Do centro
Conheço mal o centro do país. Claro, conheço lá coisas, sei coisas de lá. Mas conheço-o mal.
É um lugar de passagem, se não cuidarmos de lá ficar.
Seja na serra, seja no litoral, o centro parece fazer sempre parte dum trajecto mais longo, raras vezes sendo destino seja do que for. Isto não é pejorativo: vivo no nordeste, que nem sequer é, geralmente, trajecto - quanto mais destino. Pode ser um destino, o meu, mas viaja-se pouco, concedo, nesta frase.
O centro é bonito.
Claro, tendo regressado da serra, poderá pensar-se que "dizes que é bonito porque te penetraste de beleza". E é verdade. Mas não é só isso.
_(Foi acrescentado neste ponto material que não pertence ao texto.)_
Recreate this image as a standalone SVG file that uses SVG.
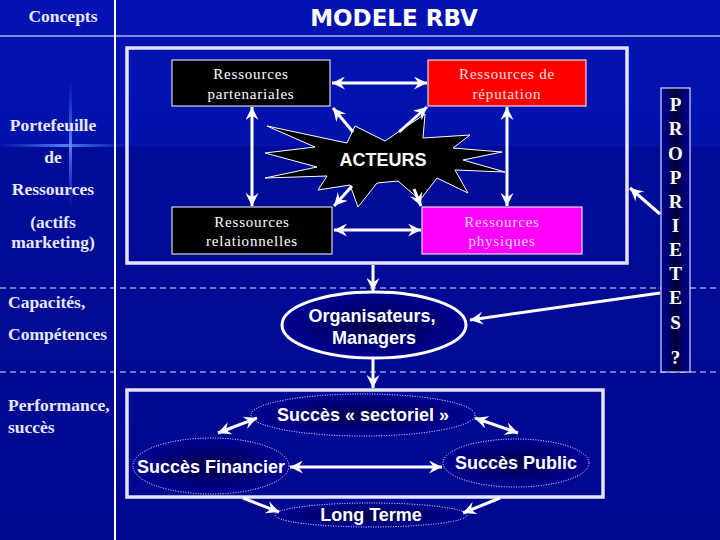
<svg xmlns="http://www.w3.org/2000/svg" width="720" height="540" viewBox="0 0 720 540">
<defs>
<linearGradient id="bg" x1="0" y1="0" x2="0" y2="1">
<stop offset="0" stop-color="#0412b2"/>
<stop offset="0.27" stop-color="#0412ac"/>
<stop offset="0.27" stop-color="#000c98"/>
<stop offset="1" stop-color="#00088e"/>
</linearGradient>
<radialGradient id="eg" cx="0.5" cy="0.5" r="0.6">
<stop offset="0" stop-color="#000048"/>
<stop offset="1" stop-color="#0000a4"/>
</radialGradient>
<linearGradient id="pg" x1="0" y1="0" x2="1" y2="0">
<stop offset="0" stop-color="#00009a"/>
<stop offset="0.5" stop-color="#000038"/>
<stop offset="1" stop-color="#00009a"/>
</linearGradient>
<linearGradient id="flv" x1="0" y1="0" x2="0" y2="1">
<stop offset="0" stop-color="#4a7cff" stop-opacity="0"/>
<stop offset="0.5" stop-color="#6a9cff" stop-opacity="0.8"/>
<stop offset="1" stop-color="#4a7cff" stop-opacity="0"/>
</linearGradient>
<linearGradient id="flh" x1="0" y1="0" x2="1" y2="0">
<stop offset="0" stop-color="#4a7cff" stop-opacity="0"/>
<stop offset="0.5" stop-color="#6a9cff" stop-opacity="0.8"/>
<stop offset="1" stop-color="#4a7cff" stop-opacity="0"/>
</linearGradient>
<marker id="ah" viewBox="0 0 10 10" refX="10" refY="5" markerWidth="13" markerHeight="13" markerUnits="userSpaceOnUse" orient="auto-start-reverse">
<path d="M0,0 L10,5 L0,10 L3.5,5 z" fill="#ffffff"/>
</marker>
</defs>
<style>
.lbl{font-family:"Liberation Serif","Times New Roman",serif;font-weight:bold;font-size:17.5px;fill:#e8e8ff}
.box{font-family:"Liberation Serif","Times New Roman",serif;font-size:15px;fill:#ffffff;letter-spacing:0.8px;text-anchor:middle}
.sans{font-family:"Liberation Sans",Arial,sans-serif;font-weight:bold;font-size:18px;fill:#ffffff;text-anchor:middle}
.prop{font-family:"Liberation Serif","Times New Roman",serif;font-weight:bold;font-size:19px;fill:#ffffff;text-anchor:middle}
.frame{fill:none;stroke:#e4e4f6;stroke-width:3.5}
.dash{stroke:#e0e0ff;stroke-width:1;stroke-dasharray:6,4}
.arrb{stroke:#ffffff;stroke-width:3;fill:none;marker-end:url(#ah)}
.arr2{stroke:#ffffff;stroke-width:3;fill:none;marker-start:url(#ah);marker-end:url(#ah)}
.dot{fill:url(#eg);stroke:#ffffff;stroke-width:1;stroke-dasharray:1,1.5}
</style>
<rect x="0" y="0" width="720" height="540" fill="url(#bg)"/>
<rect x="69" y="80" width="3" height="130" fill="url(#flv)"/>
<rect x="0" y="144" width="130" height="3" fill="url(#flh)"/>
<line x1="115" y1="0" x2="115" y2="540" stroke="#ffffff" stroke-width="2"/>
<line x1="0" y1="36" x2="720" y2="36" stroke="#ffffff" stroke-width="1"/>
<line class="dash" x1="0" y1="288" x2="720" y2="288"/>
<line class="dash" x1="0" y1="372" x2="720" y2="372"/>
<g id="titles">
<text x="63" y="22" class="lbl" text-anchor="middle">Concepts</text>
<text x="394" y="26" font-family="DejaVu Sans,Verdana,sans-serif" font-weight="bold" font-size="23" fill="#ffffff" text-anchor="middle">MODELE RBV</text>
</g>
<g id="left-labels">
<text x="53" y="131" class="lbl" text-anchor="middle">Portefeuille</text>
<text x="53" y="163" class="lbl" text-anchor="middle">de</text>
<text x="53" y="195" class="lbl" text-anchor="middle">Ressources</text>
<text x="53" y="228" class="lbl" text-anchor="middle">(actifs</text>
<text x="53" y="248" class="lbl" text-anchor="middle">marketing)</text>
<text x="8" y="308" class="lbl">Capacités,</text>
<text x="8" y="340" class="lbl">Compétences</text>
<text x="8" y="411" class="lbl">Performance,</text>
<text x="8" y="433" class="lbl">succès</text>
</g>
<g id="ressources-frame"><rect class="frame" x="127" y="48" width="500" height="215"/></g>
<g id="acteurs">
<polygon points="267,126 347,143 355,126 385,141 425,114 423,138 470,135 453,148 502,152 463,160 505,172 455,170 468,193 437,178 420,200 398,181 377,183 358,207 350,185 318,190 327,176 265,178 317,167 265,153 315,147" fill="#000000" stroke="#ffffff" stroke-width="1"/>
<text x="383" y="166" class="sans" font-size="17">ACTEURS</text>
</g>
<g id="res-partenariales">
<rect x="172" y="60" width="158" height="46" fill="#000000" stroke="#ffffff" stroke-width="1"/>
<text x="251" y="79" class="box">Ressources</text>
<text x="251" y="99" class="box">partenariales</text>
</g>
<g id="res-reputation">
<rect x="428" y="60" width="158" height="46" fill="#ff0000" stroke="#ffffff" stroke-width="1"/>
<text x="507" y="79" class="box" style="fill:#ffe0e0">Ressources de</text>
<text x="507" y="99" class="box" style="fill:#ffe0e0">réputation</text>
</g>
<g id="res-relationnelles">
<rect x="172" y="207" width="160" height="47" fill="#000000" stroke="#ffffff" stroke-width="1"/>
<text x="252" y="227" class="box">Ressources</text>
<text x="252" y="246" class="box">relationnelles</text>
</g>
<g id="res-physiques">
<rect x="422" y="207" width="160" height="47" fill="#ff00ff" stroke="#ffffff" stroke-width="1"/>
<text x="502" y="227" class="box" style="fill:#ffd8ff">Ressources</text>
<text x="502" y="246" class="box" style="fill:#ffd8ff">physiques</text>
</g>
<g id="proprietes">
<rect x="661" y="88" width="29" height="284" fill="url(#pg)" stroke="#ffffff" stroke-width="1"/>
<text x="675.5" y="111" class="prop">P</text>
<text x="675.5" y="135" class="prop">R</text>
<text x="675.5" y="160" class="prop">O</text>
<text x="675.5" y="184" class="prop">P</text>
<text x="675.5" y="208" class="prop">R</text>
<text x="675.5" y="232" class="prop">I</text>
<text x="675.5" y="256" class="prop">E</text>
<text x="675.5" y="280" class="prop">T</text>
<text x="675.5" y="304" class="prop">E</text>
<text x="675.5" y="329" class="prop">S</text>
<text x="675.5" y="364" class="prop">?</text>
</g>
<g id="organisateurs">
<ellipse cx="374" cy="325" rx="92" ry="33" fill="url(#eg)" stroke="#ffffff" stroke-width="3"/>
<text x="372" y="322" class="sans">Organisateurs,</text>
<text x="374" y="344" class="sans">Managers</text>
</g>
<g id="succes-frame"><rect class="frame" x="127" y="390" width="476" height="107" stroke-width="3"/></g>
<g id="succes-sectoriel">
<ellipse class="dot" cx="363" cy="415" rx="112" ry="21"/>
<text x="363" y="421" class="sans">Succès « sectoriel »</text>
</g>
<g id="succes-financier">
<ellipse class="dot" cx="211" cy="466" rx="78" ry="28"/>
<text x="211" y="473" class="sans">Succès Financier</text>
</g>
<g id="succes-public">
<ellipse class="dot" cx="516" cy="463" rx="73" ry="24"/>
<text x="516" y="469" class="sans">Succès Public</text>
</g>
<g id="long-terme">
<ellipse class="dot" cx="371" cy="515" rx="96" ry="12"/>
<text x="371" y="521" class="sans">Long Terme</text>
</g>
<g id="connectors">
<line class="arr2" x1="332" y1="83" x2="427" y2="83"/>
<line class="arr2" x1="334" y1="230" x2="421" y2="230"/>
<line class="arr2" x1="252" y1="107" x2="252" y2="206"/>
<line class="arr2" x1="507" y1="107" x2="507" y2="206"/>
<line class="arrb" x1="353" y1="132" x2="333" y2="108"/>
<line class="arrb" x1="399" y1="132" x2="427" y2="107"/>
<line class="arrb" x1="352" y1="186" x2="334" y2="206"/>
<line class="arrb" x1="414" y1="189" x2="421" y2="206"/>
<line class="arrb" x1="373" y1="265" x2="373" y2="291"/>
<line class="arrb" x1="373" y1="359" x2="373" y2="388"/>
<line class="arrb" x1="660" y1="293" x2="470" y2="320"/>
<line class="arrb" x1="660" y1="214" x2="630" y2="188"/>
<line class="arr2" x1="218" y1="433" x2="257" y2="418"/>
<line class="arr2" x1="475" y1="418" x2="518" y2="433"/>
<line class="arr2" x1="290" y1="467" x2="442" y2="467"/>
<line class="arrb" x1="243" y1="498" x2="279" y2="512"/>
<line class="arrb" x1="500" y1="498" x2="463" y2="513"/>
</g>
</svg>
Por exemplo, esta tarde, na RTP, deram um directo dos H.U.C. (Hospitais Universitários de Coimbra). Aquilo foi um bocadinho "feito", se me faço entender: tudo corre bem, ou parece correr melhor, quando nos preparamos. Quem fez o liceu, ou a própria escola técnica, sabe disto. Basta, mesmo, estar vivo para o saber.
Quero eu dizer que aquilo foi, como tinha de ser, concertado. Viu-se, mesmo, Manuel Antunes a substituir uma válvula, entre outras coisas que se viram. E, para se poder ver isto, tem de ser tudo preparado, a vida não é, felizmente, um Big Brother global (falo do de Orwell, não do de Moniz). Ainda. Não é nenhum dos dois, aliás.
Mas correu bem. Mostraram-nos um Portugal diferente, mais parecido com o que sabemos que existe, mas não somos capazes de o ver porque estamos ocupados a construí-lo (ou, se formos menos dados à matéria e mais derramados para a tergiversação neuronio-tartárica, a "desconstruí-lo": isso da desconstrução dá, aliás, esplêndidas obras de arte contemporânea, ou pode dar; mas eu sou mais dado a gostar da matéria, das pessoas e das coisas, e, além disso, o centro é muito antigo, não encontro no centro outra contemporaneidade que não seja a que me faz sentir acidental, "eis-me lá, por acaso").
Os H.U.C. são em Coimbra, claro. No centro.
O centro é a região melhor dimensionada do País. Deve ser lá que há mais gente inteligente por metro quadrado, que há mais gente boa por metro quadrado, que há melhores coisas por metro quadrado. Não tenho números, nem quero saber deles: é assim. Por quê? Porque não tem gente demais para aquilo que lá há e porque me parece, sobretudo, que se fizeram lá coisas, que há lá coisas, que chegam e sobram para a gente que lá há: parece, quando se vai lá, que ainda sobeja. É fundamental para a ancheza do peito esta sensação de falta de exiguidade: ela pode existir, mas não se nos impõe. Aduelas é nas pipas.
Eu sei que vim da serra, que venho de lá bem, mas a minha verdade é esta. E o que eu digo é o que eu digo, não depende dos meus motivos, independe deles muito sossegadamente.